The proposed buyback of coal seam gas licences in the northern rivers area has prompted renewed calls to divest in fossil fuel investments.
Lismore and Byron councils have already chosen to pull their money out of investments in fossil fuels, and now other councils and individuals are being urged to do the same.
The NSW Government announced yesterday that it had struck a deal with Metgasco to buy back three petroleum exploration licences for $25million.
The deal is subject to the approval of Metgasco shareholders.
Metgasco said the date of the shareholders’ meeting to consider the proposal was likely to be towards the end of December and would be announced shortly.
Lock the Tweed spokesperson Michael McNamara said yesterday’s announcement effectively meant the end of CSG exploration in the northern rivers area.
But he said now was the time to stand with other communities still facing the threat of CSG exploration.
‘One way we can work towards the end of this industry generally is to focus on individuals and organisations divesting from investments in fossil fuels,’ he said.
‘Local government has a strong leadership role to play in this regard.
‘Tweed Shire Council has approximately $200 million invested, comprising ratepayer funds, various grants and other funds such as developer contributions.
‘A report to council in August 2015 identified that less than 40 per cent of these funds are held in what can be described as ethical investments.
‘This means that any of the more than 60 per cent remaining funds, potentially over $120 million, may be invested, either directly or indirectly, in fossil fuel projects including coal and CSG.’
Mr McNamara’s call is unlikely to go over too well with Metgasco investors, many of whom would take a major hit on their investments if the proposed $25 million buyback is approved.
Metgasco’s managing director Peter Henderson told ABC radio that anyone who purchased shares at 50 or 60 cents a few years ago would take a hit as shares were now worth just seven cents.
‘So clearly there are some shareholders who will have lost a lot of money in their investment in Metgasco, and they’re obviously disappointed and some are very angry.’
Mr Henderson said the situation was disappointing, given the company invested more than $120 million in the region over the last decade.
One of those investors, John Vaughan of Byron Bay told the ABC that the government’s offer should recognize the value of the gas in the Clarence-Moreton Basin.
‘Certainly not the $4-500 million, but at least something that reflected the true value of the resource which the Government is effectively expropriating after the development of the resource,’ he said.

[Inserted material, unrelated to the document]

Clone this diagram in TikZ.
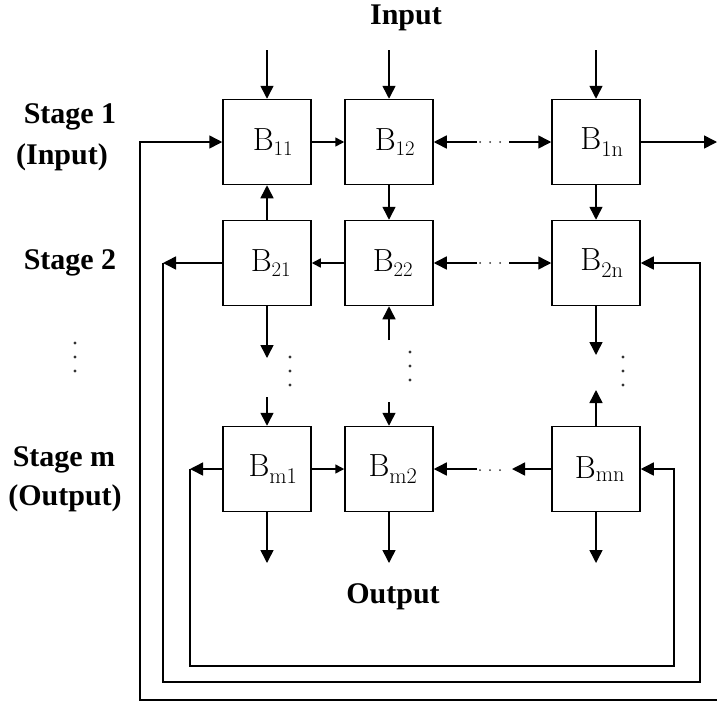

‘It might have been $3-400 million, but something that would have been reasonably fair for the decade or so that the shareholders have been funding this project.’
He said the majority of shareholders who had been with Metgasco for some time would be extremely disappointed by the announcement.
And while that may be so, opponents of the coal seam gas industry were the exact opposite.
Gasfield Free Northern Rivers co-coordinator, Elly Bird said yesterday’s announcement was something that people around the region had been working for over the past three years.
‘We’re over the moon that the government and the company have finally seen the light and decided that the community’s rejection of unconventional gas could not be overcome,’ Ms Bird said.
Ross Joseph, a landholder who lives within one of the licences said: ‘We’re grateful to the Government for finally acting to cancel these licences, and for stopping the drilling at Bentley last year. More than that, we’re just so proud of our community for coming together to turn away unsafe and unwelcome industrialisation of our beautiful region.’
Despite the jubilation of yesterday’s announcement, Ms Bird warned that the fight was not over yet.
‘There’s nothing to stop the government granting new licences to explore for gas in our region, and until there is protection in law for a gasfield free northern rivers, we will continue to work together to achieve that.’
The NSW Labor opposition agreed, saying the only way to truly protect the region was with legislation.
NSW Shadow Energy Minister Adam Searle said buying back Metgasco’s licences was a good first step towards protecting the region.
Mr Searle and Shadow North Coast Minister Walt Secord called on the Liberal and National parties to support Labor’s Coal Seam and Other Unconventional Gas Moratorium Bill 2015.
They said Labor’s Bill would permanently protect the northern rivers from CSG and unconventional gas projects by creating a ‘no-go zone’ across the region.